━━━ SOURCE DATA

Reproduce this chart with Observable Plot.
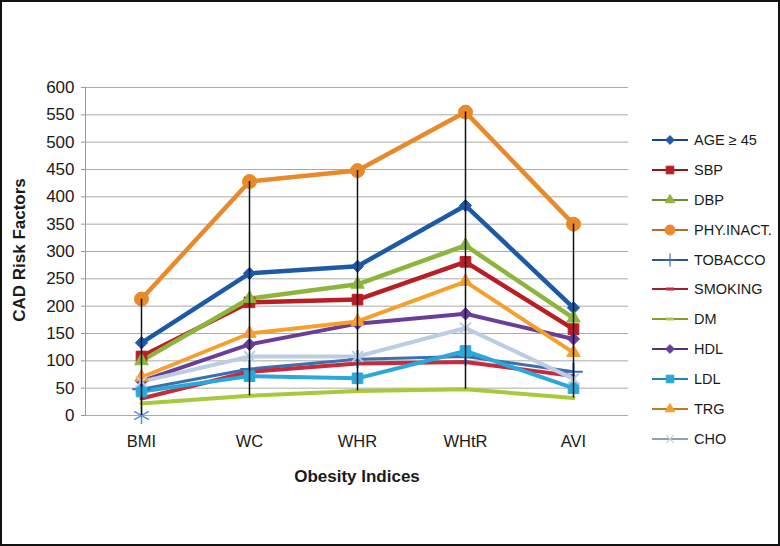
<!DOCTYPE html>
<html><head><meta charset="utf-8">
<script src="https://cdn.jsdelivr.net/npm/d3@7"></script>
<script src="https://cdn.jsdelivr.net/npm/@observablehq/plot@0.6"></script>
<style>
body{margin:0;background:#fff;font-family:"Liberation Sans",Arial,sans-serif;}
#wrap{position:relative;width:780px;height:546px;overflow:hidden;background:#fff;}
#chart{position:absolute;left:0;top:0;}
#frame{position:absolute;left:0;top:0;width:780px;height:546px;box-sizing:border-box;border:2px solid #111;pointer-events:none;}
.title{position:absolute;font-weight:bold;font-size:17px;color:#1a1a1a;white-space:nowrap;}
#xtitle{left:357px;top:477px;transform:translate(-50%,-50%);}
#ytitle{left:20px;top:250px;transform:translate(-50%,-50%) rotate(-90deg);}
#legend{position:absolute;left:650px;top:125px;}
.item{height:29.9px;display:flex;align-items:center;font-size:14.5px;color:#1a1a1a;white-space:nowrap;}
.item svg{margin-right:4px;}
</style></head>
<body>
<div id="wrap">
  <div id="chart"></div>
  <div id="ytitle" class="title">CAD Risk Factors</div>
  <div id="xtitle" class="title">Obesity Indices</div>
  <div id="legend"></div>
  <div id="frame"></div>
</div>
<script>
// ---- data ----
const categories = ["BMI", "WC", "WHR", "WHtR", "AVI"];
const seriesNames = ["AGE ≥ 45", "SBP", "DBP", "PHY.INACT.", "TOBACCO", "SMOKING", "DM", "HDL", "LDL", "TRG", "CHO"];
const age     = [133, 260, 273, 384, 197];
const sbp     = [108, 207, 212, 281, 158];
const dbp     = [100, 214, 240, 311, 178];
const phyInact= [213, 428, 448, 555, 350];
const tobacco = [48, 85, 103, 108, 80];
const smoking = [31, 80, 95, 98, 72];
const dm      = [22, 36, 45, 48, 32];
const hdl     = [63, 130, 168, 186, 140];
const ldl     = [44, 72, 68, 118, 50];
const trg     = [70, 150, 172, 245, 115];
const cho     = [62, 108, 108, 160, 67];
const extraMarkerCat = ["BMI"];
const extraMarkerVal = [0];
const yTicks = [0, 50, 100, 150, 200, 250, 300, 350, 400, 450, 500, 550, 600];

const seriesValues = [age, sbp, dbp, phyInact, tobacco, smoking, dm, hdl, ldl, trg, cho];
const seriesColors = ["#1d5aa6", "#b81f25", "#8db53c", "#e8892a", "#3a6fb0", "#c62a3c", "#a8c93a", "#6a3d9a", "#2aa9d9", "#f5a02c", "#bccde3"];
const seriesSymbols = ["diamond2", "square", "triangle", "circle", "plus", null, null, "diamond2", "square", "triangle", "times"];
const seriesSizes = [5.5, 6, 5, 7, 6, 0, 0, 5.5, 6, 5, 5];
const seriesWidths = [4.5, 4.5, 4.5, 4.5, 3, 4, 4, 4, 4, 4, 4];

const rows = [];
seriesNames.forEach((s, i) => categories.forEach((c, j) => rows.push({series: s, idx: i, cat: c, value: seriesValues[i][j]})));
const extra = extraMarkerCat.map((c, i) => ({cat: c, value: extraMarkerVal[i]}));
const allPts = rows.concat(extra);
const hl = categories.map(c => {
  const v = allPts.filter(d => d.cat === c).map(d => d.value);
  return {cat: c, lo: d3.min(v), hi: d3.max(v)};
});

const marks = [
  Plot.gridY(yTicks, {stroke: "#aaa", strokeOpacity: 1}),
  Plot.axisY(yTicks, {tickSize: 4, tickPadding: 7, fontSize: 17, stroke: "#999", label: null}),
  Plot.axisX({tickSize: 0, tickPadding: 20, fontSize: 16.5, label: null}),
  Plot.frame({anchor: "left", stroke: "#999"})
];
seriesNames.forEach((s, i) => {
  const d = rows.filter(r => r.idx === i);
  marks.push(Plot.line(d, {x: "cat", y: "value", stroke: seriesColors[i], strokeWidth: seriesWidths[i], strokeLinejoin: "round", strokeLinecap: "round"}));
});
seriesNames.forEach((s, i) => {
  if (!seriesSymbols[i]) return;
  const d = rows.filter(r => r.idx === i);
  const open = seriesSymbols[i] === "plus" || seriesSymbols[i] === "times";
  marks.push(Plot.dot(d, {x: "cat", y: "value", symbol: seriesSymbols[i], r: seriesSizes[i],
    fill: open ? "none" : seriesColors[i], stroke: seriesColors[i], strokeWidth: open ? 2 : 1}));
});
marks.push(Plot.dot(extra, {x: "cat", y: "value", symbol: "asterisk", r: 8, stroke: "#5b8fcc", strokeWidth: 1.5}));
marks.push(Plot.ruleX(hl, {x: "cat", y1: "lo", y2: "hi", stroke: "#111", strokeWidth: 1.5}));

const chart = Plot.plot({
  width: 780, height: 546,
  marginLeft: 85, marginRight: 152, marginTop: 87, marginBottom: 131,
  style: {fontFamily: "'Liberation Sans', Arial, sans-serif", color: "#1a1a1a", background: "transparent", overflow: "visible"},
  x: {type: "point", domain: categories, padding: 0.5, axis: null},
  y: {domain: [0, 600], axis: null},
  marks
});
document.getElementById("chart").append(chart);

// legend
const leg = d3.select("#legend");
const symMap = {diamond2: d3.symbolDiamond2, square: d3.symbolSquare, triangle: d3.symbolTriangle, circle: d3.symbolCircle, plus: d3.symbolPlus, times: d3.symbolTimes};
seriesNames.forEach((s, i) => {
  const it = leg.append("div").attr("class", "item");
  const svg = it.append("svg").attr("width", 40).attr("height", 16);
  svg.append("line").attr("x1", 2).attr("x2", 38).attr("y1", 8).attr("y2", 8)
    .attr("stroke", d3.color(seriesColors[i]).darker(0.7)).attr("stroke-width", 2);
  if (seriesSymbols[i]) {
    const open = seriesSymbols[i] === "plus" || seriesSymbols[i] === "times";
    svg.append("path").attr("transform", "translate(20,8)")
      .attr("d", d3.symbol(symMap[seriesSymbols[i]], Math.PI * Math.pow(seriesSizes[i] * 0.72, 2))())
      .attr("fill", open ? "none" : seriesColors[i]).attr("stroke", seriesColors[i]).attr("stroke-width", open ? 1.2 : 1);
  } else {
    svg.append("rect").attr("x", 16).attr("y", 6.5).attr("width", 8).attr("height", 3).attr("fill", seriesColors[i]);
  }
  it.append("span").text(s);
});
</script>
</body></html>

━━━━━━

### EXERCISE DETAILS:
Give the data above again in full and unchanged, skipping the pictures.

### RESULT BELOW:
Reproduce this chart with Observable Plot.
<!DOCTYPE html>
<html><head><meta charset="utf-8">
<script src="https://cdn.jsdelivr.net/npm/d3@7"></script>
<script src="https://cdn.jsdelivr.net/npm/@observablehq/plot@0.6"></script>
<style>
body{margin:0;background:#fff;font-family:"Liberation Sans",Arial,sans-serif;}
#wrap{position:relative;width:780px;height:546px;overflow:hidden;background:#fff;}
#chart{position:absolute;left:0;top:0;}
#frame{position:absolute;left:0;top:0;width:780px;height:546px;box-sizing:border-box;border:2px solid #111;pointer-events:none;}
.title{position:absolute;font-weight:bold;font-size:17px;color:#1a1a1a;white-space:nowrap;}
#xtitle{left:357px;top:477px;transform:translate(-50%,-50%);}
#ytitle{left:20px;top:250px;transform:translate(-50%,-50%) rotate(-90deg);}
#legend{position:absolute;left:650px;top:125px;}
.item{height:29.9px;display:flex;align-items:center;font-size:14.5px;color:#1a1a1a;white-space:nowrap;}
.item svg{margin-right:4px;}
</style></head>
<body>
<div id="wrap">
  <div id="chart"></div>
  <div id="ytitle" class="title">CAD Risk Factors</div>
  <div id="xtitle" class="title">Obesity Indices</div>
  <div id="legend"></div>
  <div id="frame"></div>
</div>
<script>
// ---- data ----
const categories = ["BMI", "WC", "WHR", "WHtR", "AVI"];
const seriesNames = ["AGE ≥ 45", "SBP", "DBP", "PHY.INACT.", "TOBACCO", "SMOKING", "DM", "HDL", "LDL", "TRG", "CHO"];
const age     = [133, 260, 273, 384, 197];
const sbp     = [108, 207, 212, 281, 158];
const dbp     = [100, 214, 240, 311, 178];
const phyInact= [213, 428, 448, 555, 350];
const tobacco = [48, 85, 103, 108, 80];
const smoking = [31, 80, 95, 98, 72];
const dm      = [22, 36, 45, 48, 32];
const hdl     = [63, 130, 168, 186, 140];
const ldl     = [44, 72, 68, 118, 50];
const trg     = [70, 150, 172, 245, 115];
const cho     = [62, 108, 108, 160, 67];
const extraMarkerCat = ["BMI"];
const extraMarkerVal = [0];
const yTicks = [0, 50, 100, 150, 200, 250, 300, 350, 400, 450, 500, 550, 600];

const seriesValues = [age, sbp, dbp, phyInact, tobacco, smoking, dm, hdl, ldl, trg, cho];
const seriesColors = ["#1d5aa6", "#b81f25", "#8db53c", "#e8892a", "#3a6fb0", "#c62a3c", "#a8c93a", "#6a3d9a", "#2aa9d9", "#f5a02c", "#bccde3"];
const seriesSymbols = ["diamond2", "square", "triangle", "circle", "plus", null, null, "diamond2", "square", "triangle", "times"];
const seriesSizes = [5.5, 6, 5, 7, 6, 0, 0, 5.5, 6, 5, 5];
const seriesWidths = [4.5, 4.5, 4.5, 4.5, 3, 4, 4, 4, 4, 4, 4];

const rows = [];
seriesNames.forEach((s, i) => categories.forEach((c, j) => rows.push({series: s, idx: i, cat: c, value: seriesValues[i][j]})));
const extra = extraMarkerCat.map((c, i) => ({cat: c, value: extraMarkerVal[i]}));
const allPts = rows.concat(extra);
const hl = categories.map(c => {
  const v = allPts.filter(d => d.cat === c).map(d => d.value);
  return {cat: c, lo: d3.min(v), hi: d3.max(v)};
});

const marks = [
  Plot.gridY(yTicks, {stroke: "#aaa", strokeOpacity: 1}),
  Plot.axisY(yTicks, {tickSize: 4, tickPadding: 7, fontSize: 17, stroke: "#999", label: null}),
  Plot.axisX({tickSize: 0, tickPadding: 20, fontSize: 16.5, label: null}),
  Plot.frame({anchor: "left", stroke: "#999"})
];
seriesNames.forEach((s, i) => {
  const d = rows.filter(r => r.idx === i);
  marks.push(Plot.line(d, {x: "cat", y: "value", stroke: seriesColors[i], strokeWidth: seriesWidths[i], strokeLinejoin: "round", strokeLinecap: "round"}));
});
seriesNames.forEach((s, i) => {
  if (!seriesSymbols[i]) return;
  const d = rows.filter(r => r.idx === i);
  const open = seriesSymbols[i] === "plus" || seriesSymbols[i] === "times";
  marks.push(Plot.dot(d, {x: "cat", y: "value", symbol: seriesSymbols[i], r: seriesSizes[i],
    fill: open ? "none" : seriesColors[i], stroke: seriesColors[i], strokeWidth: open ? 2 : 1}));
});
marks.push(Plot.dot(extra, {x: "cat", y: "value", symbol: "asterisk", r: 8, stroke: "#5b8fcc", strokeWidth: 1.5}));
marks.push(Plot.ruleX(hl, {x: "cat", y1: "lo", y2: "hi", stroke: "#111", strokeWidth: 1.5}));

const chart = Plot.plot({
  width: 780, height: 546,
  marginLeft: 85, marginRight: 152, marginTop: 87, marginBottom: 131,
  style: {fontFamily: "'Liberation Sans', Arial, sans-serif", color: "#1a1a1a", background: "transparent", overflow: "visible"},
  x: {type: "point", domain: categories, padding: 0.5, axis: null},
  y: {domain: [0, 600], axis: null},
  marks
});
document.getElementById("chart").append(chart);

// legend
const leg = d3.select("#legend");
const symMap = {diamond2: d3.symbolDiamond2, square: d3.symbolSquare, triangle: d3.symbolTriangle, circle: d3.symbolCircle, plus: d3.symbolPlus, times: d3.symbolTimes};
seriesNames.forEach((s, i) => {
  const it = leg.append("div").attr("class", "item");
  const svg = it.append("svg").attr("width", 40).attr("height", 16);
  svg.append("line").attr("x1", 2).attr("x2", 38).attr("y1", 8).attr("y2", 8)
    .attr("stroke", d3.color(seriesColors[i]).darker(0.7)).attr("stroke-width", 2);
  if (seriesSymbols[i]) {
    const open = seriesSymbols[i] === "plus" || seriesSymbols[i] === "times";
    svg.append("path").attr("transform", "translate(20,8)")
      .attr("d", d3.symbol(symMap[seriesSymbols[i]], Math.PI * Math.pow(seriesSizes[i] * 0.72, 2))())
      .attr("fill", open ? "none" : seriesColors[i]).attr("stroke", seriesColors[i]).attr("stroke-width", open ? 1.2 : 1);
  } else {
    svg.append("rect").attr("x", 16).attr("y", 6.5).attr("width", 8).attr("height", 3).attr("fill", seriesColors[i]);
  }
  it.append("span").text(s);
});
</script>
</body></html>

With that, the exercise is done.